A record-breaking heat wave loosened its grip on the South today after a week of 100-degree temperatures and dry heat that caused at least six deaths, four of them in Georgia. As the high-pressure system that spawned the killing heat moved eastward, cooling thunderstorms moved in and a tornado alert was issued for several southern states.
Scores of illnesses and injuries were attributed to the heat, including a woman who burned her feet walking barefoot on hot pavement in Savannah.
The soaring temperatures also hurt the South's poultry industry.
About 1 million chickens died because of the extreme heat in Mississippi, Alabama, Georgia, and northern Florida, said Harold E. Ford, vice president of the Southeastern Poultry and Egg Association, headquartered in Decatur, Ga.
Poultry farmers will continue to see the effects of the heat wave for weeks. "Chickens won't eat when it's this hot," Ford said. "We expect a major loss in pounds to be processed in the next week or 10 days. The chickens are off their feed."
They also lay fewer eggs, and the eggs they lay are less fertile.
"There's an old saying that hens and roosters don't make love in hot weather," Ford said. He said he expects no noticeable increase in poultry prices in the grocery.
Georgia Power Co. in Atlanta easily set an hourly record for electricity consumption, dispensing 13,290 megawatts between 4 and 5 p.m. Thursday, company spokesman Tony Cooper said. A megawatt is the amount of electricity required to power one lightbulb for 1 million hours. The old record was 12,527 megawatts, set Aug. 22, 1983.
No prolonged electrical outages were attributed to the heat, but the overload caused a fire Tuesday in an underground cable in downtown Atlanta, knocking out service to the state capitol and a half-dozen other buildings. Gov. Joe Frank Harris was in Europe, industry hunting.
The heat impinged on President Reagan's visit to Atlanta to promote the reelection of Republican Sen. Mack Mattingly and to visit Northside High School.
Entering the high school gymnasium Thursday morning to talk to students about his tax proposals, Reagan remarked that the commander-in-chief "dictates the uniform of the day," removed his tan jacket and delivered his speech in shirtsleeves.
The 1,400-person audience had overcome the air-conditioning efforts of a 100-ton unit loaned by Delta Airlines and equipment from Dobbins Air Force Base, which were cranked up at dawn in a forlorn effort to cool the gym.
The heat wave was caused by a strong high-pressure system that stalled over the Gulf of Mexico through the week, said Jeff Hardcastle, a forecaster at the National Weather Service in Atlanta. Instead of allowing warm, moist air to flow into the southern states from the Gulf, the high-pressure area forced air clockwise around its center.

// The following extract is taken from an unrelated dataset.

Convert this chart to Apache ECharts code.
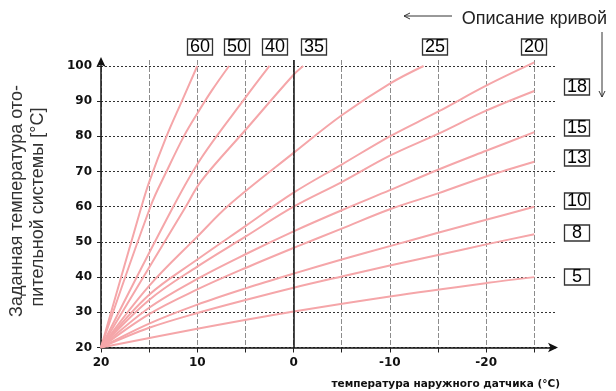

Normally, a high-pressure system would not linger so long in one place at this time of year because the jet stream would be a strong enough force to nudge it, said Jerry Justice, professor of geophysical sciences at Georgia Institute of Technology. But this year the jet stream is farther north than usual -- a factor in the wave of tornadoes that struck New York, Ohio and Pennsylvania on May 31.